We all know that your credit score is a key factor when it comes to getting approved for a mortgage. But what if your credit score seems to be stuck in neutral and won’t budge. You check it every month, and it’s the same it was last time you looked.
With all of the different factors that affect your credit, it’s normal for your score to have the occasional growing pains. But once you pinpoint the problem, you can correct it and have your score on the way up again. Here, USA Today goes over the most likely causes why your credit score hasn’t been increasing lately.
1. You’re using too much of your available credit
A lot of factors determine how your credit score is calculated, but the one with the largest impact on a month-to-month basis is your credit utilization, or the portion of your total available credit that you’re using. As a general rule, you should aim to stay under 20 percent to 30 percent credit utilization at all times.
So, if you have $10,000 in total credit available across all your cards, you don’t want to have more than $2,000 to $3,000 in balances. If your balances are higher than that range, then it’s likely holding back your credit score.
2. You’ve missed one or more payments
First the good news: Late payments only count against your credit score when they’re 30 days or more past due. If you miss a payment by a week, you may have to pay a late fee, but it won’t impact your credit score. The bad news, however, is that missing a payment by 30 days or more can be a big hit to your score.
It also can take more than a year for your score to recover. So, even if it has been a while since you missed a payment, that would explain why you’re still having trouble raising your score.
3. You apply for new accounts too often
The bank/lender pulls your credit file every time you apply for new credit, which results in what’s called a hard credit check. A single hard credit check isn’t a big deal, because it generally will decrease your FICO Score (the most widely used type of credit score) by fewer than five points.
But you could have a problem if you’re applying for new credit frequently. Those hard credit checks can add up, and even if they don’t decrease your score, they could keep your score from increasing and have you treading water.
4. Your accounts aren’t old enough
Because credit bureaus use the average age of your credit accounts as a scoring criteria, that means older accounts are better for your score. If you’ve opened one or more accounts within the past year, then those accounts may need to get a bit older for your credit score to increase. This issue is particularly common with consumers who open lots of different credit cards.
5. You have a major negative event on your credit report
Certain events—such as declaring bankruptcy, defaulting on a loan or having an account go to collections—can significantly impact your credit score. Not only will these events cause your score to drop quite a bit, but they’ll also continue to affect your credit for years to come.
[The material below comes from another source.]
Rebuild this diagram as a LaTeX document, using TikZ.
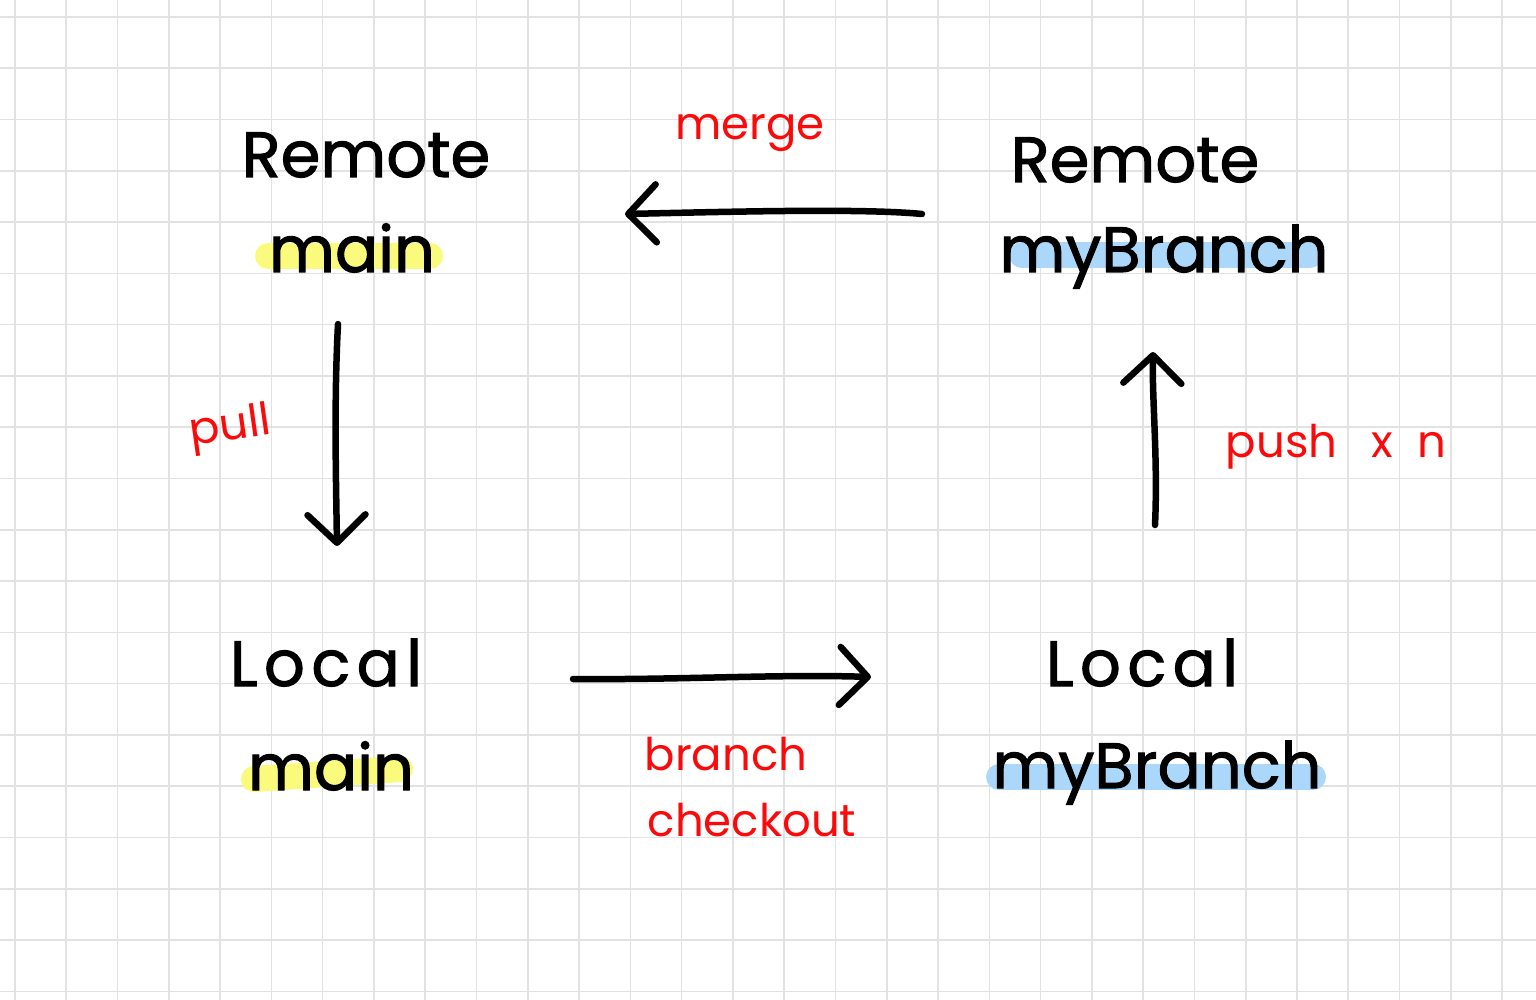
\documentclass[tikz,border=0pt]{standalone}
\usepackage{fontspec}
\setmainfont{Poppins}
\newfontfamily\inkfont{Poppins}[FakeBold=1.6]
\usetikzlibrary{arrows.meta}
\definecolor{gridgray}{RGB}{226,226,226}
\definecolor{hlyellow}{RGB}{250,250,125}
\definecolor{hlblue}{RGB}{170,215,250}
\definecolor{inkred}{RGB}{250,10,10}
\tikzset{
  gridline/.style={draw=gridgray, line width=1.6pt},
  bigtext/.style={anchor=base, inner sep=0pt, font=\inkfont\fontsize{64}{64}\selectfont},
  redtext/.style={anchor=base, inner sep=0pt, text=inkred, font=\fontsize{45}{45}\selectfont},
  hly/.style={draw=hlyellow, line width=26pt, line cap=round},
  hlb/.style={draw=hlblue, line width=26pt, line cap=round},
  flow/.style={draw=black, line width=6.5pt, line cap=round, line join=round,
    -{Straight Barb[length=28pt,width=58pt,round]}},
}
\begin{document}
\begin{tikzpicture}[x=1pt,y=-1pt]
\useasboundingbox (0,0) rectangle (1536,1000);
\fill[white] (0,0) rectangle (1536,1000);
% grid
\foreach \i in {0,...,29} \draw[gridline] ({15+51.28*\i},0) -- ({15+51.28*\i},1000);
\foreach \j in {0,...,19} \draw[gridline] (0,{17+51.28*\j}) -- (1536,{17+51.28*\j});
% highlights
\draw[hly] (268,256) -- (430,256);
\draw[hly] (254,779) -- (400,769);
\draw[hlb] (1022,255) -- (1310,255);
\draw[hlb] (999,777) -- (1313,777);
% labels
\node[bigtext] (rtitle) at (366,177) {Remote};
\node[bigtext] (rmain) at (352,272) {main};
\node[bigtext] (rbtitle) at (1135,182) {Remote};
\node[bigtext] (rbranch) at (1164,272) {myBranch};
\node[bigtext] (ltitle) at (326,686) {\addfontfeature{LetterSpace=10}Local};
\node[bigtext] (lmain) at (331,790) {main};
\node[bigtext] (lbtitle) at (1142,686) {\addfontfeature{LetterSpace=10}Local};
\node[bigtext] (lbranch) at (1157,788) {myBranch};
% red labels
\node[redtext] (merge) at (750,140) {merge};
\node[redtext, rotate=8] (pull) at (232,440) {pull};
\node[redtext] (push) at (1336,457) {push\hspace{0.75em}x\hspace{0.55em}n};
\node[redtext] (branch) at (726,770) {branch};
\node[redtext] (checkout) at (752,836) {checkout};
% arrow ends
\coordinate (mergeS) at (922,214);
\coordinate (mergeE) at (625,214);
\coordinate (pullS) at (338,324);
\coordinate (pullE) at (337,546);
\coordinate (pushS) at (1155,525);
\coordinate (pushE) at (1153,352);
\coordinate (brS) at (573,679);
\coordinate (brE) at (871,677);
% connectors
\draw[flow] (mergeS) .. controls (860,208) and (720,212) .. (mergeE);
\draw[flow] (pullS) .. controls (334,400) and (336,480) .. (pullE);
\draw[flow] (pushS) .. controls (1158,460) and (1152,400) .. (pushE);
\draw[flow] (brS) .. controls (680,680) and (780,674) .. (brE);
\end{tikzpicture}
\end{document}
If there are any negative items like this on your credit report, then it could take six months, a year or more before your score starts to increase again. Of course, you should review your credit report at least once a year to verify that there aren’t any false negative items causing issues.
6. You already have an excellent credit score
The higher your credit score gets, the harder it is to keep increasing it. When your score is in the 500s or 600s, you can increase it just by not doing anything wrong. If you pay your bills on time and don’t use too much of your available credit, then your score will steadily rise.
Once your score is in the 700s, increasing it can be more challenging. You can continue to improve your score, but progress will be slower. While you can work hard on optimizing your credit score here and getting it as high as possible, you should first think about whether that’s worth your time. The truth is that after you reach a FICO Score of 760 to 780, your credit score is high enough.